Michelle Rhee, who as chancellor has been overhauling the struggling Washington, D.C. public school system, will discuss her experiences at 5:30 p.m. Monday, Nov. 17, at Duke University.

The discussion, which is free and open to the public, will be held in Sanford Institute of Public Policy's Fleishman Commons.

For the 2006-07 year, the D.C. school system ranked next to last in the nation for reading and math scores for fourth and eighth graders. It had experienced a drop in enrollment rates and 30 percent of local students now attend charter schools.

In her first 17 months on the job, Rhee closed 23 schools with low enrollment and overhauled 27 schools with poor academic achievement. She also fired more than 250 teachers and about one-third of the principals at the system's 128 schools. Now, the 38-year-old Rhee is tackling the teacher's union with a controversial proposal to increase teacher pay to $100,000 or more in exchange for giving up tenure.

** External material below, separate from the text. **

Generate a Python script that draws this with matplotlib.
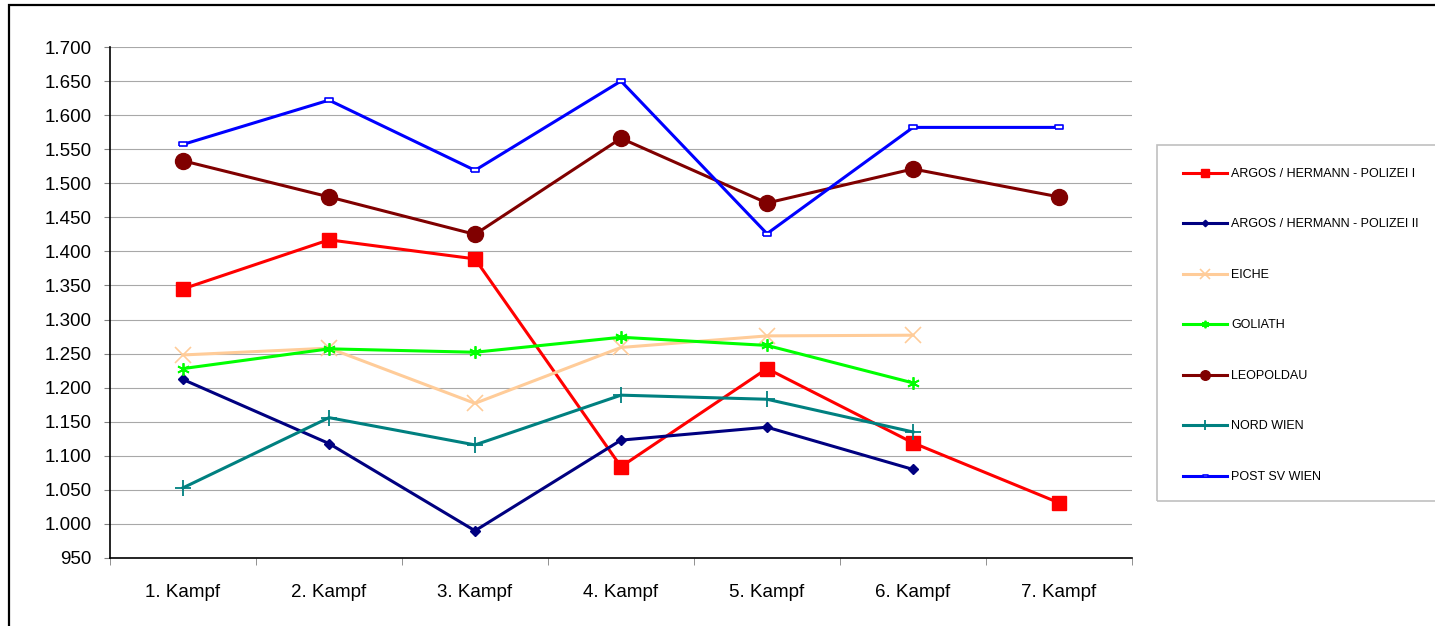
import matplotlib
matplotlib.use('Agg')
import matplotlib.pyplot as plt
from matplotlib.patches import Rectangle
from matplotlib.ticker import FuncFormatter

plt.rcParams['font.family'] = ['Liberation Sans', 'DejaVu Sans']

categories = ['1. Kampf', '2. Kampf', '3. Kampf', '4. Kampf', '5. Kampf', '6. Kampf', '7. Kampf']

argos_1 = [1345, 1417, 1389, 1084, 1228, 1119, 1031]
argos_2 = [1212, 1118, 990, 1123, 1142, 1080]
eiche = [1248, 1258, 1177, 1259, 1276, 1277]
goliath = [1228, 1257, 1252, 1274, 1262, 1207]
leopoldau = [1533, 1480, 1425, 1566, 1471, 1521, 1480]
nord_wien = [1053, 1156, 1116, 1189, 1183, 1135]
post_sv = [1557, 1622, 1519, 1650, 1426, 1582, 1582]

rect_marker = [(-1.6, -0.7), (1.6, -0.7), (1.6, 0.7), (-1.6, 0.7), (-1.6, -0.7)]

series = [
    ('ARGOS / HERMANN - POLIZEI I', argos_1, dict(color='#ff0000', marker='s', ms=9.5)),
    ('ARGOS / HERMANN - POLIZEI II', argos_2, dict(color='#000080', marker='D', ms=5.5)),
    ('EICHE', eiche, dict(color='#ffcc99', marker='x', ms=11, mew=1.2)),
    ('GOLIATH', goliath, dict(color='#00ff00', marker=(6, 2, 0), ms=9, mew=1.3)),
    ('LEOPOLDAU', leopoldau, dict(color='#800000', marker='o', ms=11.5)),
    ('NORD WIEN', nord_wien, dict(color='#008080', marker='+', ms=12, mew=1.3)),
    ('POST SV WIEN', post_sv, dict(color='#0000ff', marker=rect_marker, ms=6, mfc='white', mew=1.2)),
]

fig = plt.figure(figsize=(14.35, 6.26), dpi=100)
ax = fig.add_axes([110 / 1435, 1 - 558 / 626, 1022 / 1435, 511 / 626])

for name, vals, style in series:
    ax.plot(range(len(vals)), vals, lw=2.2, label=name, **style)

ax.set_xlim(-0.5, 6.5)
ax.set_ylim(950, 1700)
ax.set_yticks(range(950, 1701, 50))
ax.yaxis.set_major_formatter(FuncFormatter(lambda v, p: f'{int(v):,}'.replace(',', '.')))
ax.set_xticks(range(7))
ax.set_xticklabels(categories)
ax.set_xticks([i - 0.5 for i in range(8)], minor=True)
ax.tick_params(axis='x', which='major', length=0, pad=19, labelsize=13.5)
ax.tick_params(axis='x', which='minor', length=5, direction='out', color='#808080')
ax.tick_params(axis='y', length=4, direction='out', color='#808080', labelsize=13.5, pad=9)
ax.grid(axis='y', color='#a8a8a8', lw=0.8)
ax.set_axisbelow(True)
for s in ['top', 'right']:
    ax.spines[s].set_visible(False)
for s in ['left', 'bottom']:
    ax.spines[s].set_color('black')
    ax.spines[s].set_linewidth(1.2)

leg = fig.legend(loc='upper left', bbox_to_anchor=(1183 / 1435, 1 - 168 / 626),
                 fontsize=9, frameon=False, labelspacing=3.08,
                 handlelength=3.5, borderpad=0, handletextpad=0.35,
                 borderaxespad=0, markerscale=0.6)

# legend box, cut off at the right edge like the original
fig.patches.append(Rectangle((1157 / 1435, 1 - 501 / 626), 0.3, 356 / 626, transform=fig.transFigure,
                             fill=False, edgecolor='#c0c0c0', lw=1.2))

# outer chart border
fig.patches.append(Rectangle((9 / 1435, -0.05), 1.05, 1.05 - 5 / 626, transform=fig.transFigure,
                             fill=False, edgecolor='black', lw=1.6))

fig.savefig('out.png', dpi=100)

"We are always going to put the best interests of kids above the rights, privileges and priorities of adults," she said.

She previously taught a second-grade class in a tough Baltimore school. "It was total culture shock," she said, but it taught her that with the right teachers and high expectations, urban kids can achieve. In 1997, she founded The New Teacher Project, a consulting organization that develops best practices for hiring new teachers.

Her talk is sponsored by the Office of Duke University President Richard Brodhead and the Sanford Institute of Public Policy.